AWS, Azure and Google intensify cloud price war

AzureAs price competition intensifies among the top three cloud service providers, one analyst has warned that cloud buyers should not get drawn into a race to the bottom.

Following price cuts by AWS and Google, last week Microsoft lowered the price bar further with cuts to its Azure service. Though smaller players will struggle to compete on costs, the cloud service is a long way from an oligopoly, according to Quocirca analyst Clive Longbottom.

Amazon Web Services began the bidding in early January as chief technology evangelist Jeff Barr announced the company’s 51st cloud price cut on his official AWS blog.

In January 8th Google’s Julia Ferraioli argued via a blog post that Google is now a cheaper offering (in terms of cost effectiveness) as a result of its discounting scheme. “Google is anywhere from 15 to 41% less expensive than AWS for compute resources,” said Ferraioli. The key to the latest Google lead in cost effectiveness is automatic sustained usage discounts and custom machine types that AWS can’t match, claimed Ferraioli.

Last week Microsoft’s Cloud Platform product marketing director Nicole Herskowitz announced the latest round of price competition in a company blog post announcing a 17% cut off the prices of its Dv2 Virtual Machines.

Herskowitz claimed that Microsoft offers better price performance because, unlike AWS EC2, its Azure’s Dv2 instances have include load balancing and auto-scaling built-in at no extra charge.

Microsoft is also aiming to change the perception of AWS’s superiority as an infrastructure service provider. “Azure customers are using the rich set of services spanning IaaS and PaaS,” wrote Herskowitz, “today, more than half of Azure IaaS customers are benefiting by adopting higher level PaaS services.”

Price is not everything in this market warned Quocirca analyst Longbottom, an equally important side of any cloud deal is overall value. “Even though AWS, Microsoft and Google all offer high availability and there is little doubting their professionalism in putting the stack together, it doesn’t mean that these are the right platform for all workloads. They have all had downtime that shouldn’t have happened,” said Longbottom.

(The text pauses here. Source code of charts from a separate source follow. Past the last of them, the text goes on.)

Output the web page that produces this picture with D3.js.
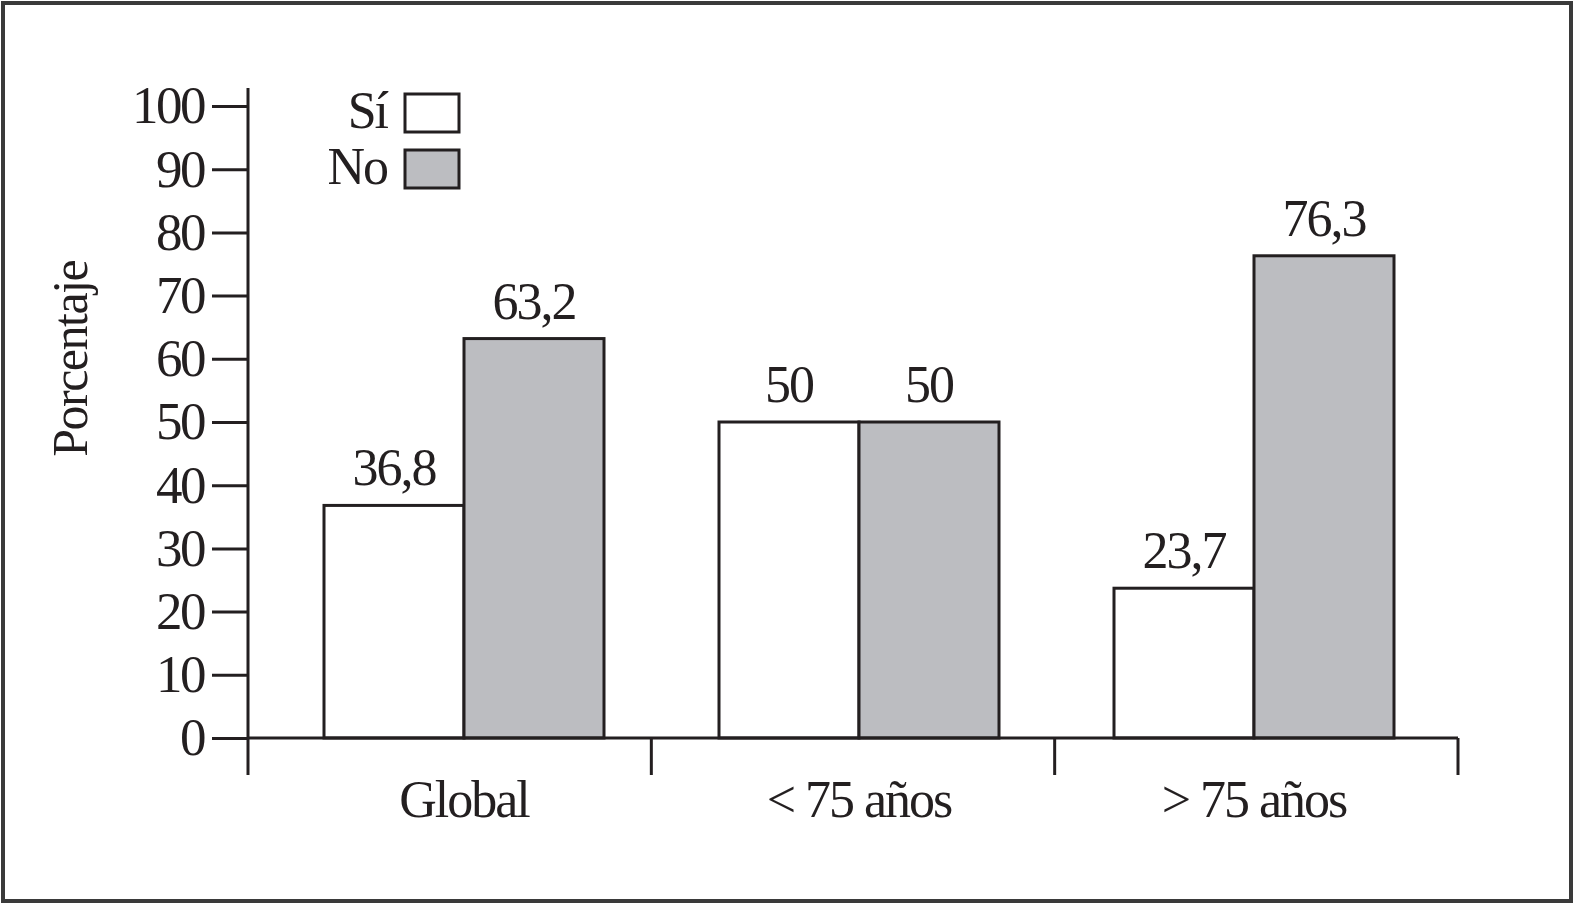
<!DOCTYPE html>
<html>
<head>
<meta charset="utf-8">
<script src="https://cdn.jsdelivr.net/npm/d3@7"></script>
<style>
  body { margin: 0; background: #fff; }
  svg text { font-family: "Liberation Serif", "Times New Roman", serif; fill: #231f20; }
</style>
</head>
<body>
<div id="chart"></div>
<script>
// data
const categories = ["Global", "< 75 años", "> 75 años"];
const seriesNames = ["Sí", "No"];
const siValues = [36.8, 50, 23.7];
const noValues = [63.2, 50, 76.3];
const valueLabels = { "Sí": ["36,8", "50", "23,7"], "No": ["63,2", "50", "76,3"] };
const yTicks = [0, 10, 20, 30, 40, 50, 60, 70, 80, 90, 100];

const width = 1575, height = 905;
const ink = "#231f20", grey = "#bcbdc1";
const fills = { "Sí": "#ffffff", "No": grey };

const svg = d3.select("#chart").append("svg")
  .attr("width", width)
  .attr("height", height);

// outer frame
svg.append("rect")
  .attr("x", 3).attr("y", 3)
  .attr("width", width - 7).attr("height", height - 7)
  .attr("fill", "none")
  .attr("stroke", "#3a3a3a")
  .attr("stroke-width", 4);

const x0 = 248, x1 = 1458, y0 = 738, yTop = 106;

// axis bands (category separators) and the bar groups, which sit on a slightly tighter step
const xScale = d3.scaleBand().domain(categories).range([x0, x1]);
const barScale = d3.scaleBand().domain(categories).range([324, 324 + 3 * 395]);
const xInner = d3.scaleBand().domain(seriesNames).range([0, 280]);
const yScale = d3.scaleLinear().domain([0, 100]).range([y0, yTop]);

// y axis
const yAxis = d3.axisLeft(yScale).tickValues(yTicks).tickSize(36).tickPadding(8);
const gy = svg.append("g")
  .attr("transform", `translate(${x0},0)`)
  .call(yAxis);
gy.select(".domain").attr("d", `M0,${y0}V${yTop - 18}`);
gy.selectAll("path, line").attr("stroke", ink).attr("stroke-width", 3);
gy.selectAll("text")
  .style("font-size", "53px")
  .style("letter-spacing", "-2.5px")
  .attr("fill", ink);

// bars
const rows = categories.map((c, i) => ({ cat: c, "Sí": siValues[i], "No": noValues[i], i }));
const groups = svg.selectAll("g.grp")
  .data(rows)
  .join("g")
  .attr("class", "grp")
  .attr("transform", d => `translate(${barScale(d.cat)},0)`);

groups.selectAll("rect")
  .data(d => seriesNames.map(s => ({ s, v: d[s], i: d.i })))
  .join("rect")
  .attr("x", d => xInner(d.s))
  .attr("y", d => yScale(d.v))
  .attr("width", xInner.bandwidth())
  .attr("height", d => y0 - yScale(d.v))
  .attr("fill", d => fills[d.s])
  .attr("stroke", ink)
  .attr("stroke-width", 3);

groups.selectAll("text.val")
  .data(d => seriesNames.map(s => ({ s, v: d[s], i: d.i })))
  .join("text")
  .attr("class", "val")
  .attr("x", d => xInner(d.s) + xInner.bandwidth() / 2)
  .attr("y", d => yScale(d.v) - 20)
  .attr("text-anchor", "middle")
  .style("font-size", "52px")
  .style("letter-spacing", "-2px")
  .text(d => valueLabels[d.s][d.i]);

// x axis labels, centred under each bar pair
const xAxis = d3.axisBottom(barScale).tickSize(0).tickPadding(42);
const gx = svg.append("g")
  .attr("transform", `translate(${140 - barScale.bandwidth() / 2},${y0})`)
  .call(xAxis);
gx.select(".domain").remove();
gx.selectAll("text")
  .attr("dy", "0.71em")
  .style("font-size", "52px")
  .style("letter-spacing", "-2px")
  .attr("fill", ink);

const gsep = svg.append("g").attr("transform", `translate(0,${y0})`);
gsep.append("path")
  .attr("d", `M${x0},0H${x1}`)
  .attr("stroke", ink).attr("stroke-width", 3);
gsep.selectAll("line.sep")
  .data(d3.range(categories.length + 1))
  .join("line")
  .attr("class", "sep")
  .attr("x1", i => i < categories.length ? xScale(categories[i]) : x1)
  .attr("x2", i => i < categories.length ? xScale(categories[i]) : x1)
  .attr("y1", 0).attr("y2", 37)
  .attr("stroke", ink).attr("stroke-width", 3);

// y axis title
svg.append("text")
  .attr("transform", `translate(87,${(yScale(50) + yScale(70)) / 2}) rotate(-90)`)
  .attr("text-anchor", "middle")
  .style("font-size", "50px")
  .style("letter-spacing", "-1.5px")
  .text("Porcentaje");

// legend
const legend = svg.append("g").selectAll("g")
  .data(seriesNames)
  .join("g")
  .attr("transform", (d, i) => `translate(405,${94 + i * 56})`);
legend.append("rect")
  .attr("width", 54).attr("height", 38)
  .attr("fill", d => fills[d])
  .attr("stroke", ink).attr("stroke-width", 3);
legend.append("text")
  .attr("x", -18).attr("y", 34)
  .attr("text-anchor", "end")
  .style("font-size", "52px")
  .style("letter-spacing", "-2px")
  .text(d => d);
</script>
</body>
</html>
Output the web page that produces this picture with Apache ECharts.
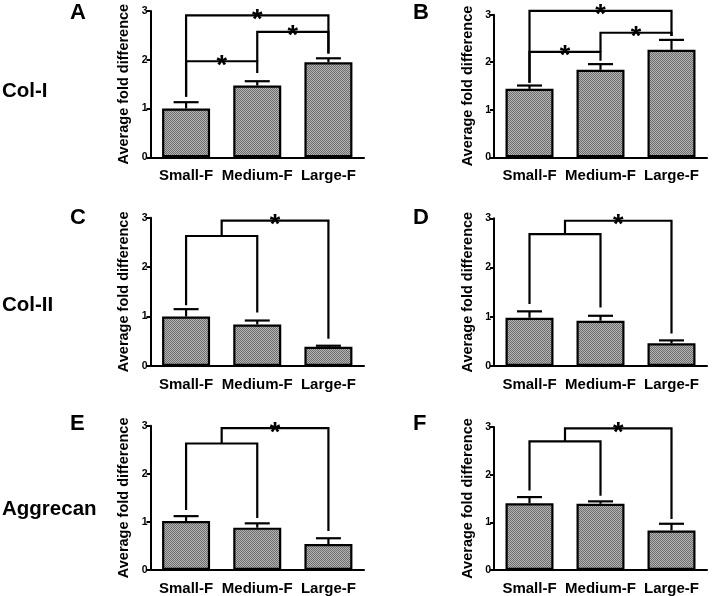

The level of risk the provider is willing to protect the customer from and the business and technical help they provide are still deal breakers, Longbottom said. “If you need more support, then it may well be that something like IBM SoftLayer is a better bet. If you want pre-prepared software as a service, then you need to look elsewhere. So it’s still horses for courses and these three are not the only horses in town.”